Helen Wendt, of the Topeka, Kansas Board of Education, applauded the decision. “That word is evil,” she said. “That word makes people think of a penis. Maybe it makes them think of a vagina. That’s a sin. And people who read books are going to hell.” Wendt believes they’ve “won this battle, but not the war,” which is how she characterizes her decade long crusade to make only the bible and books about intelligent design available in public schools and libraries.

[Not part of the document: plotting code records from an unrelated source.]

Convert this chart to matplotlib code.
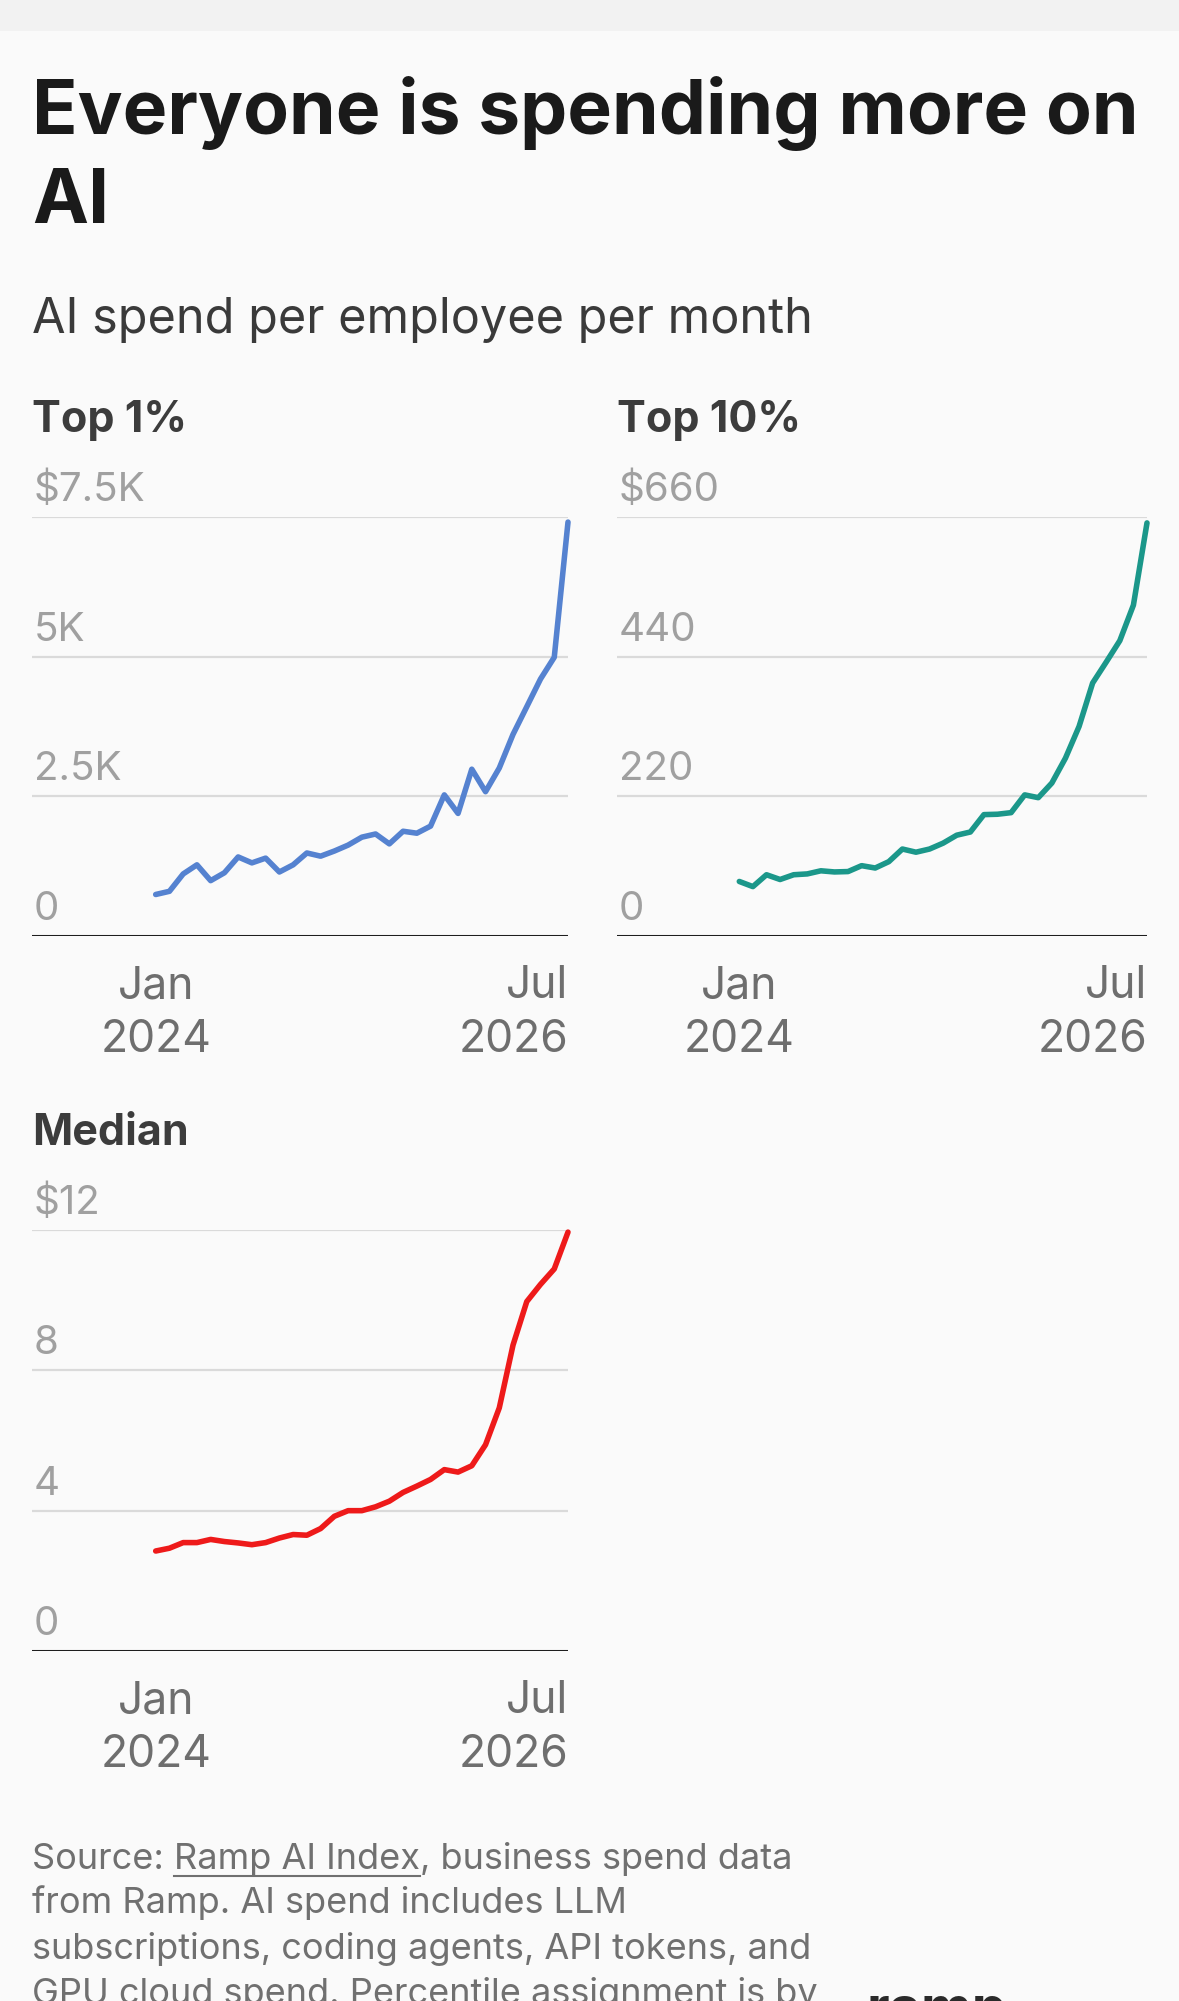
import matplotlib
matplotlib.use('Agg')
import matplotlib.pyplot as plt
import matplotlib.transforms as mtransforms
from matplotlib.patches import Rectangle
from matplotlib.lines import Line2D

# monthly values, Jan 2024 .. Jul 2026
months = list(range(31))
top1 = [743, 800, 1111, 1274, 991, 1132, 1415, 1309, 1394, 1146, 1274, 1486, 1429, 1521,
        1627, 1769, 1826, 1649, 1875, 1840, 1967, 2526, 2194, 2986, 2583, 3007, 3609,
        4104, 4600, 4989, 7409]
top10 = [85.9, 77.8, 96.5, 89.0, 96.5, 97.8, 102.7, 100.9, 101.5, 110.8, 107.1, 117.1,
         137.0, 132.0, 137.0, 146.3, 158.8, 163.8, 191.2, 191.8, 194.3, 222.3, 217.9,
         241.0, 280.2, 330.0, 398.5, 431.5, 465.2, 521.2, 650.7]
median = [2.85, 2.93, 3.09, 3.09, 3.18, 3.12, 3.08, 3.03, 3.09, 3.22, 3.32, 3.30, 3.49,
          3.84, 4.00, 4.00, 4.11, 4.27, 4.52, 4.70, 4.89, 5.17, 5.10, 5.28, 5.88, 6.93,
          8.72, 9.96, 10.45, 10.89, 11.94]

top1_ticks = [0, 2500, 5000, 7500]
top1_labels = ['0', '2.5K', '5K', '$7.5K']
top10_ticks = [0, 220, 440, 660]
top10_labels = ['0', '220', '440', '$660']
median_ticks = [0, 4, 8, 12]
median_labels = ['0', '4', '8', '$12']

x_labels = ['Jan\n2024', 'Jul\n2026']

W, H = 1179, 2001
BG = '#fafafa'


def fx(x):
    return x / W


def fy(y):
    return 1 - y / H


plt.rcParams['font.family'] = ['Inter', 'DejaVu Sans']

fig = plt.figure(figsize=(W / 100, H / 100), dpi=100, facecolor=BG)

# light band at the very top
fig.patches.append(Rectangle((0, fy(31)), 1, 1 - fy(31), transform=fig.transFigure,
                             facecolor='#f2f2f2', edgecolor='none', zorder=0))

fig.text(fx(32), fy(134), 'Everyone is spending more on', fontsize=54, weight='bold',
         color='#1a1a1a', va='baseline')
fig.text(fx(32), fy(223), 'AI', fontsize=54, weight='bold', color='#1a1a1a', va='baseline')
fig.text(fx(32), fy(333), 'AI spend per employee per month', fontsize=35,
         color='#3a3a3a', va='baseline')

panels = [
    ('Top 1%', top1, top1_ticks, top1_labels, '#5582d0', 32, 568, 517, 936),
    ('Top 10%', top10, top10_ticks, top10_labels, '#1b978a', 617, 1147, 517, 936),
    ('Median', median, median_ticks, median_labels, '#ee1a1a', 32, 568, 1230, 1651),
]

for title, vals, ticks, labels, col, l, r, t, b in panels:
    ax = fig.add_axes([fx(l), fy(b), (r - l) / W, (b - t) / H])
    ax.set_facecolor('none')
    ax.set_xlim(-9, 30)
    ax.set_ylim(0, ticks[-1])
    ax.axis('off')

    fig.text(fx(l), fy(t - 85), title, fontsize=31, weight='bold', color='#3c3c3c',
             va='baseline')

    for v in ticks[1:]:
        ax.axhline(v, color='#dadada', lw=1.6, zorder=1)
    ax.axhline(0, color='#1e1e1e', lw=2.2, zorder=3)

    ytr = mtransforms.offset_copy(ax.get_yaxis_transform(), fig=fig, x=2, y=16, units='dots')
    for v, lab in zip(ticks, labels):
        ax.text(0, v, lab, transform=ytr, fontsize=29, color='#a0a0a0',
                ha='left', va='baseline')

    ax.plot(months, vals, color=col, lw=4, clip_on=False, zorder=2,
            solid_joinstyle='round', solid_capstyle='round')

    # baseline of the bottom line (year) sits ~116 px under the axis line
    xtr = mtransforms.offset_copy(ax.get_xaxis_transform(), fig=fig, y=-116, units='dots')
    ax.text(months[0], 0, x_labels[0], transform=xtr, fontsize=32, color='#6e6e6e',
            ha='center', va='baseline', multialignment='center', linespacing=1.35)
    ax.text(months[-1], 0, x_labels[1], transform=xtr, fontsize=32, color='#6e6e6e',
            ha='right', va='baseline', multialignment='right', linespacing=1.35)

# footer
fc = '#707070'
fs = 26
rend = fig.canvas.get_renderer()
t1 = fig.text(fx(32), fy(1869), 'Source: ', fontsize=fs, color=fc, va='baseline')
bb1 = t1.get_window_extent(rend)
t2 = fig.text(bb1.x1 / W, fy(1869), 'Ramp AI Index', fontsize=fs, color=fc, va='baseline')
bb2 = t2.get_window_extent(rend)
fig.add_artist(Line2D([bb2.x0 / W, bb2.x1 / W], [fy(1876), fy(1876)],
                      transform=fig.transFigure, color=fc, lw=1.5))
fig.text(bb2.x1 / W, fy(1869), ', business spend data', fontsize=fs, color=fc, va='baseline')
fig.text(fx(32), fy(1913), 'from Ramp. AI spend includes LLM', fontsize=fs, color=fc,
         va='baseline')
fig.text(fx(32), fy(1959), 'subscriptions, coding agents, API tokens, and', fontsize=fs,
         color=fc, va='baseline')
fig.text(fx(32), fy(2004), 'GPU cloud spend. Percentile assignment is by', fontsize=fs,
         color=fc, va='baseline')

# logo peeking in at the bottom edge
fig.text(fx(867), fy(2027), 'ramp', fontsize=40, weight='bold', color='#2a2a2a',
         va='baseline')

fig.savefig('out.png', dpi=100, facecolor=BG)
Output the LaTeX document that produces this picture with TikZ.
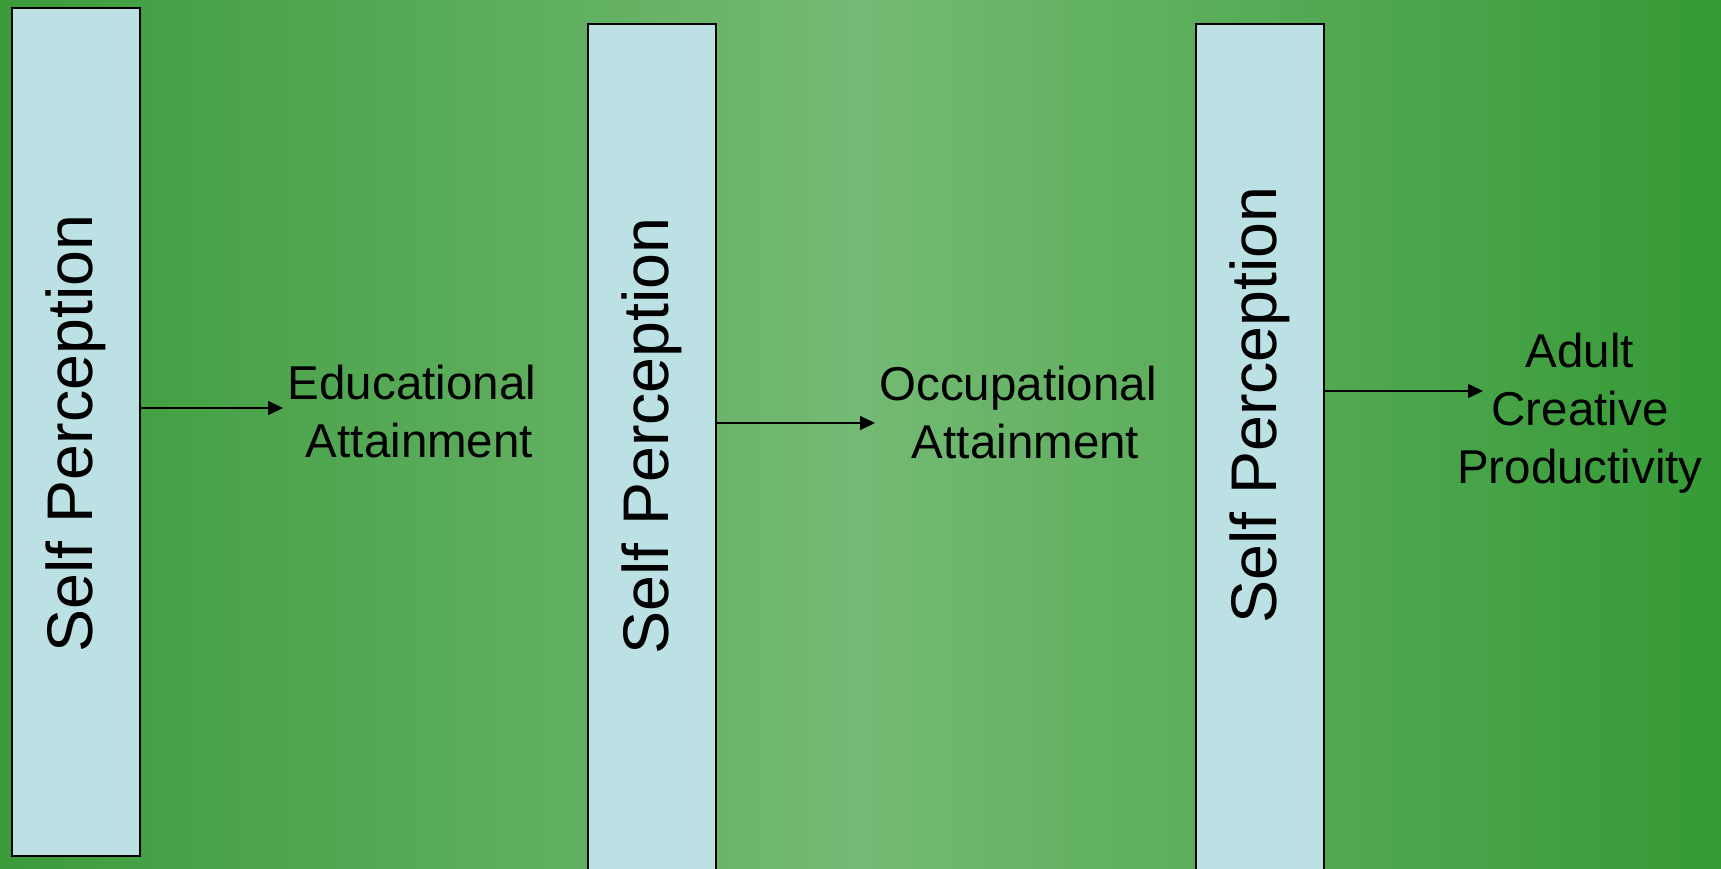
\documentclass[tikz,border=0pt]{standalone}
\usepackage{fontspec}
\setmainfont{Liberation Sans}
\usetikzlibrary{arrows.meta}

\definecolor{bgleft}{HTML}{3B9B3B}
\definecolor{bgright}{HTML}{359A35}
\definecolor{bglight}{HTML}{74BA74}
\definecolor{boxblue}{HTML}{BCE1E5}

\tikzset{
  percbox/.style={draw=black, line width=2pt, fill=boxblue, inner sep=0pt, minimum width=128pt},
  perctext/.style={rotate=90, inner sep=0pt, font=\fontsize{64.5}{78}\selectfont},
  goal/.style={align=center, inner sep=0pt, font=\fontsize{47.5}{58}\selectfont},
  flow/.style={line width=1.5pt, -{Triangle[length=15pt,width=14pt]}}
}

\begin{document}
\begin{tikzpicture}[x=1pt,y=-1pt]
    \useasboundingbox (0,0) rectangle (1721,869);
    \shade[left color=bgleft, right color=bgright, middle color=bglight] (0,0) rectangle (1721,869);
    % self perception columns
    \node[percbox, minimum height=848pt] (sp1) at (76,432) {};
    \node[percbox, minimum height=866pt] (sp2) at (652,457) {};
    \node[percbox, minimum height=866pt] (sp3) at (1260,457) {};
    \node[perctext] (sp1 text) at (76,433.5) {Self Perception};
    \node[perctext] (sp2 text) at (652,436) {Self Perception};
    \node[perctext] (sp3 text) at (1260,405) {Self Perception};
    % outcomes
    \node[goal] (edu) at (412,412) {Educational\\\hspace*{15pt}Attainment};
    \node[goal] (occ) at (1018,413) {Occupational\\\hspace*{15pt}Attainment};
    \node[goal] (acp) at (1580,413) {Adult\\Creative\\Productivity};
    \coordinate (edu tip) at (283,408);
    \coordinate (occ tip) at (875,423);
    \coordinate (acp tip) at (1483,391);
    \draw[flow] (sp1.east |- edu tip) -- (edu tip);
    \draw[flow] (sp2.east |- occ tip) -- (occ tip);
    \draw[flow] (sp3.east |- acp tip) -- (acp tip);
\end{tikzpicture}
\end{document}
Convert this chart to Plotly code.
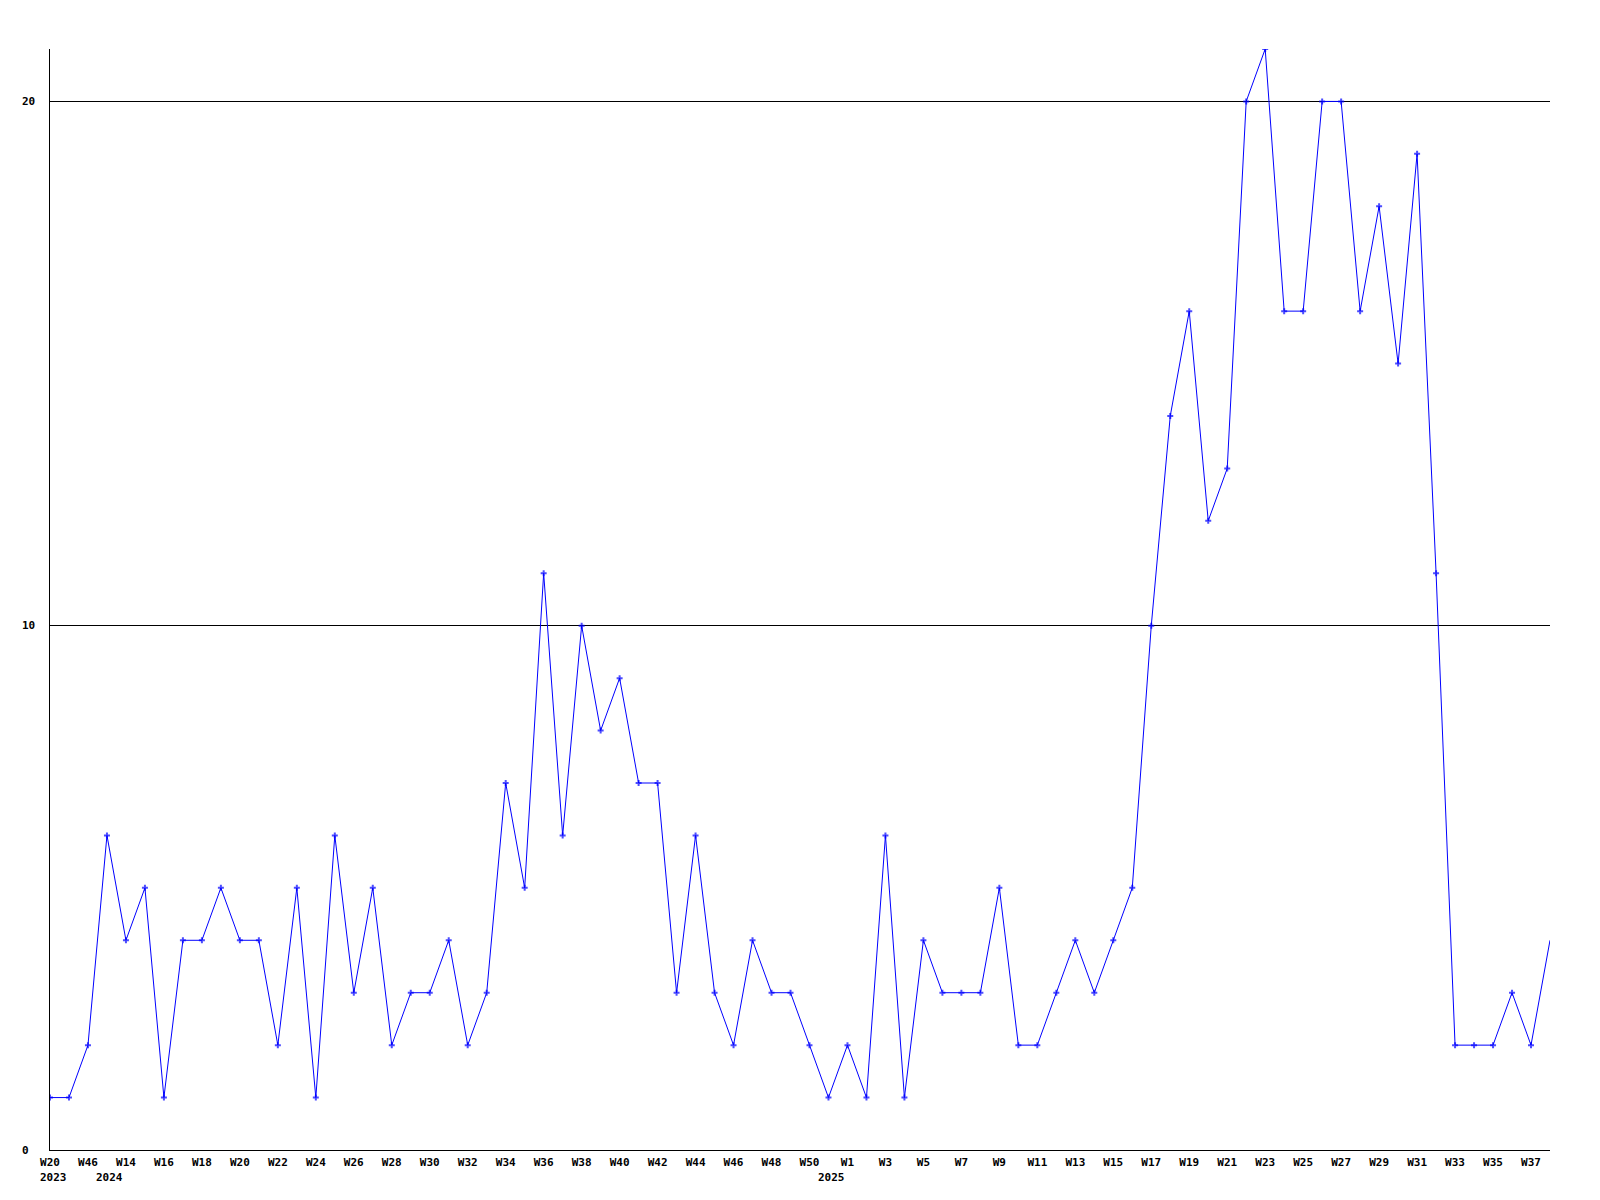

Book-burning Florida pastor Nathan Bedford Beauregard announced that he is pleased with the planned changes, but he asserts that they don’t go far enough. Beauregard supports additional proposed changes that would further alter the novel, especially the removal of passages that many feel have homosexual undertones. “That book is gay,” said Beauregard during a conference call this afternoon. “You know it. I know it. Everybody knows it. That book is gayer than a football bat. It’s gayer than Broadway. And it’s gayer than a box of Dennis Cooper novels, which I would burn if I had.”
Rashad-Posey confirmed that further changes are still under consideration. “I don’t know if Herman Melville was gay. And I don’t care,” she said. “You’ll have to ask Gerd Wallace about that. But some of the book certainly seems gay. Right? At least to a modern audience. Men sleeping with men. Men dancing with men. Men living with other men on a boat. Men squeezing sperm. I mean, there’s a whole chapter dedicated to a whale penis. It’s like ten sentences long. If you lose that, seriously, what do you really lose? Logic alone dictates that whales have giant penises. Do we need to read that they’re longer than a Kentuckian is tall?’”
This is hardly the first time that a work of literature has been edited, or censored, in order to accommodate a society’s changing sensibilities. The practice is widely attributed to Thomas Bowdler who published a “cleaned-up” series of Shakespearean works in the early 19th century. This initiated a long history of “bowdlerizing” works for the masses, including “Tarzan” and “Doctor Doolittle.”
Ironically, unlike the “Huck Finn” situation, there have been few, if any, calls to edit or to remove the racially insensitive language and situations in “Moby Dick.” When hearing of Melville’s offensive depiction of the black character Pip and of the novel’s assertion that white men have “mastership over every dusky tribe,” Beauregard said, “I don’t find any of that offensive.”
And when asked how the name “Doug” was chosen, American Association of Book Publishers president Douglas Waters said, “Well, there was obviously a lot of early support for going with ‘Moby Richard,’ but in the end, we still felt the connotation and the nickname would too often come into play. So I tossed Doug out there. And it sort of stuck.”